_Task:_
Write out the material exactly, without any of its pictures.
[START Supplied material]
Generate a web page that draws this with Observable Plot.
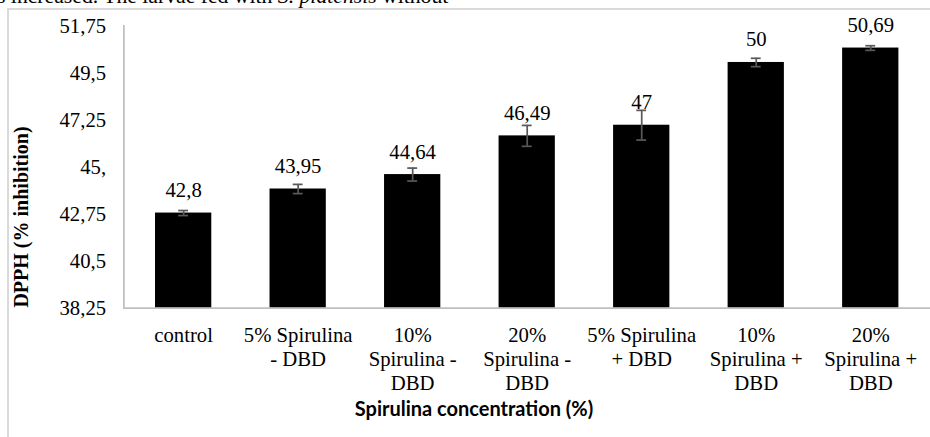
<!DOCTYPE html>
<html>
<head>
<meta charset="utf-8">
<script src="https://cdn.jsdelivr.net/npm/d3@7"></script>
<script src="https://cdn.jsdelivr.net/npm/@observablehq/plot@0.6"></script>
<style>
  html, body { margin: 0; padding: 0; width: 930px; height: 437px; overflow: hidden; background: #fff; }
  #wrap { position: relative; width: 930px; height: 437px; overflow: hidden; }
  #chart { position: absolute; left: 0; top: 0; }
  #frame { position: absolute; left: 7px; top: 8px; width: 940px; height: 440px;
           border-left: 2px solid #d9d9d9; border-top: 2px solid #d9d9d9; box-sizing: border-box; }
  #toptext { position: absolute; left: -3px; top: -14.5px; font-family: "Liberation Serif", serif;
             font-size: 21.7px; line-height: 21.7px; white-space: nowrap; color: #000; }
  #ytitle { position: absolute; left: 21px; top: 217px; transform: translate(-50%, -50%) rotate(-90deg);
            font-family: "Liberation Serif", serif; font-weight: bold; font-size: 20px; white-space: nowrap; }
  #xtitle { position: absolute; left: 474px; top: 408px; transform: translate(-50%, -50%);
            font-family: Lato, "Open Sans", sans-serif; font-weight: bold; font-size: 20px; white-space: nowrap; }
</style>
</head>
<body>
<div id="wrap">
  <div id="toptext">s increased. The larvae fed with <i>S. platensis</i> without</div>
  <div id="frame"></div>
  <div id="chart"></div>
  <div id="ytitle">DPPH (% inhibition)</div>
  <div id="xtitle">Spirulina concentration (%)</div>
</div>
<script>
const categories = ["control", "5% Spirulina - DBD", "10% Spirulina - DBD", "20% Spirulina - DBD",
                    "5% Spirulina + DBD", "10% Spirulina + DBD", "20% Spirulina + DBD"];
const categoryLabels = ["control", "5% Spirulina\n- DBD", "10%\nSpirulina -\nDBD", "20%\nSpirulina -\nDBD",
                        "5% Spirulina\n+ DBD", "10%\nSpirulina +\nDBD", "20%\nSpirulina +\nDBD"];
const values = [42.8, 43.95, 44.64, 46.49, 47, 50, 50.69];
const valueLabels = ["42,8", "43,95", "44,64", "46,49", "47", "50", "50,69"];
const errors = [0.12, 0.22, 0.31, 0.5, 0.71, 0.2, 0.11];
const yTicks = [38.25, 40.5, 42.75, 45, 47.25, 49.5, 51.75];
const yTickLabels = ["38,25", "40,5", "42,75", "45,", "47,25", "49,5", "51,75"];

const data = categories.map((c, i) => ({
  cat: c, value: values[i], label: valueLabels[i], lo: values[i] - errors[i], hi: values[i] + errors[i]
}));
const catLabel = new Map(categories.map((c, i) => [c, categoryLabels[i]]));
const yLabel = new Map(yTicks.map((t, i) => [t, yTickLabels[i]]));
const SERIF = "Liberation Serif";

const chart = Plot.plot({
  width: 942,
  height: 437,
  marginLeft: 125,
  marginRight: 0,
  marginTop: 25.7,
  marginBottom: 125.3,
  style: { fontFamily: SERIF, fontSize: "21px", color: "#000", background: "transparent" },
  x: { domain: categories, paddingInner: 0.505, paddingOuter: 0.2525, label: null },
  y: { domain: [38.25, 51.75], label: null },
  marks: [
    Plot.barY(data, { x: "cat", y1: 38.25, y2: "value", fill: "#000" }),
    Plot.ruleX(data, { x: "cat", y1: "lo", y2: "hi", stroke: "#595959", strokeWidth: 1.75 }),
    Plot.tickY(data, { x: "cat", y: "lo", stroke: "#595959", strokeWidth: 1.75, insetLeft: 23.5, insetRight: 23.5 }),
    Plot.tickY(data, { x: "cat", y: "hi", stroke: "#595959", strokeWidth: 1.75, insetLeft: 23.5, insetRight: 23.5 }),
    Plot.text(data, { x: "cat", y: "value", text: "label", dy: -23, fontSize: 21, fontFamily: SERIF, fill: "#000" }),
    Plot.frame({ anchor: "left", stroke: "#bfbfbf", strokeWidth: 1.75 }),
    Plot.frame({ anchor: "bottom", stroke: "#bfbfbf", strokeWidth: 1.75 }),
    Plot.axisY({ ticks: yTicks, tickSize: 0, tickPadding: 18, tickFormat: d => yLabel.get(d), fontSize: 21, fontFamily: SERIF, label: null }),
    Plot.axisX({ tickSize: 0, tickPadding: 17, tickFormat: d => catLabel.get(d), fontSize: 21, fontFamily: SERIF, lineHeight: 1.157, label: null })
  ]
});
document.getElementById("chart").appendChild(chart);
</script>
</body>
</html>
[END Supplied material]
_Response:_
Generate a web page that draws this with Observable Plot.
<!DOCTYPE html>
<html>
<head>
<meta charset="utf-8">
<script src="https://cdn.jsdelivr.net/npm/d3@7"></script>
<script src="https://cdn.jsdelivr.net/npm/@observablehq/plot@0.6"></script>
<style>
  html, body { margin: 0; padding: 0; width: 930px; height: 437px; overflow: hidden; background: #fff; }
  #wrap { position: relative; width: 930px; height: 437px; overflow: hidden; }
  #chart { position: absolute; left: 0; top: 0; }
  #frame { position: absolute; left: 7px; top: 8px; width: 940px; height: 440px;
           border-left: 2px solid #d9d9d9; border-top: 2px solid #d9d9d9; box-sizing: border-box; }
  #toptext { position: absolute; left: -3px; top: -14.5px; font-family: "Liberation Serif", serif;
             font-size: 21.7px; line-height: 21.7px; white-space: nowrap; color: #000; }
  #ytitle { position: absolute; left: 21px; top: 217px; transform: translate(-50%, -50%) rotate(-90deg);
            font-family: "Liberation Serif", serif; font-weight: bold; font-size: 20px; white-space: nowrap; }
  #xtitle { position: absolute; left: 474px; top: 408px; transform: translate(-50%, -50%);
            font-family: Lato, "Open Sans", sans-serif; font-weight: bold; font-size: 20px; white-space: nowrap; }
</style>
</head>
<body>
<div id="wrap">
  <div id="toptext">s increased. The larvae fed with <i>S. platensis</i> without</div>
  <div id="frame"></div>
  <div id="chart"></div>
  <div id="ytitle">DPPH (% inhibition)</div>
  <div id="xtitle">Spirulina concentration (%)</div>
</div>
<script>
const categories = ["control", "5% Spirulina - DBD", "10% Spirulina - DBD", "20% Spirulina - DBD",
                    "5% Spirulina + DBD", "10% Spirulina + DBD", "20% Spirulina + DBD"];
const categoryLabels = ["control", "5% Spirulina\n- DBD", "10%\nSpirulina -\nDBD", "20%\nSpirulina -\nDBD",
                        "5% Spirulina\n+ DBD", "10%\nSpirulina +\nDBD", "20%\nSpirulina +\nDBD"];
const values = [42.8, 43.95, 44.64, 46.49, 47, 50, 50.69];
const valueLabels = ["42,8", "43,95", "44,64", "46,49", "47", "50", "50,69"];
const errors = [0.12, 0.22, 0.31, 0.5, 0.71, 0.2, 0.11];
const yTicks = [38.25, 40.5, 42.75, 45, 47.25, 49.5, 51.75];
const yTickLabels = ["38,25", "40,5", "42,75", "45,", "47,25", "49,5", "51,75"];

const data = categories.map((c, i) => ({
  cat: c, value: values[i], label: valueLabels[i], lo: values[i] - errors[i], hi: values[i] + errors[i]
}));
const catLabel = new Map(categories.map((c, i) => [c, categoryLabels[i]]));
const yLabel = new Map(yTicks.map((t, i) => [t, yTickLabels[i]]));
const SERIF = "Liberation Serif";

const chart = Plot.plot({
  width: 942,
  height: 437,
  marginLeft: 125,
  marginRight: 0,
  marginTop: 25.7,
  marginBottom: 125.3,
  style: { fontFamily: SERIF, fontSize: "21px", color: "#000", background: "transparent" },
  x: { domain: categories, paddingInner: 0.505, paddingOuter: 0.2525, label: null },
  y: { domain: [38.25, 51.75], label: null },
  marks: [
    Plot.barY(data, { x: "cat", y1: 38.25, y2: "value", fill: "#000" }),
    Plot.ruleX(data, { x: "cat", y1: "lo", y2: "hi", stroke: "#595959", strokeWidth: 1.75 }),
    Plot.tickY(data, { x: "cat", y: "lo", stroke: "#595959", strokeWidth: 1.75, insetLeft: 23.5, insetRight: 23.5 }),
    Plot.tickY(data, { x: "cat", y: "hi", stroke: "#595959", strokeWidth: 1.75, insetLeft: 23.5, insetRight: 23.5 }),
    Plot.text(data, { x: "cat", y: "value", text: "label", dy: -23, fontSize: 21, fontFamily: SERIF, fill: "#000" }),
    Plot.frame({ anchor: "left", stroke: "#bfbfbf", strokeWidth: 1.75 }),
    Plot.frame({ anchor: "bottom", stroke: "#bfbfbf", strokeWidth: 1.75 }),
    Plot.axisY({ ticks: yTicks, tickSize: 0, tickPadding: 18, tickFormat: d => yLabel.get(d), fontSize: 21, fontFamily: SERIF, label: null }),
    Plot.axisX({ tickSize: 0, tickPadding: 17, tickFormat: d => catLabel.get(d), fontSize: 21, fontFamily: SERIF, lineHeight: 1.157, label: null })
  ]
});
document.getElementById("chart").appendChild(chart);
</script>
</body>
</html>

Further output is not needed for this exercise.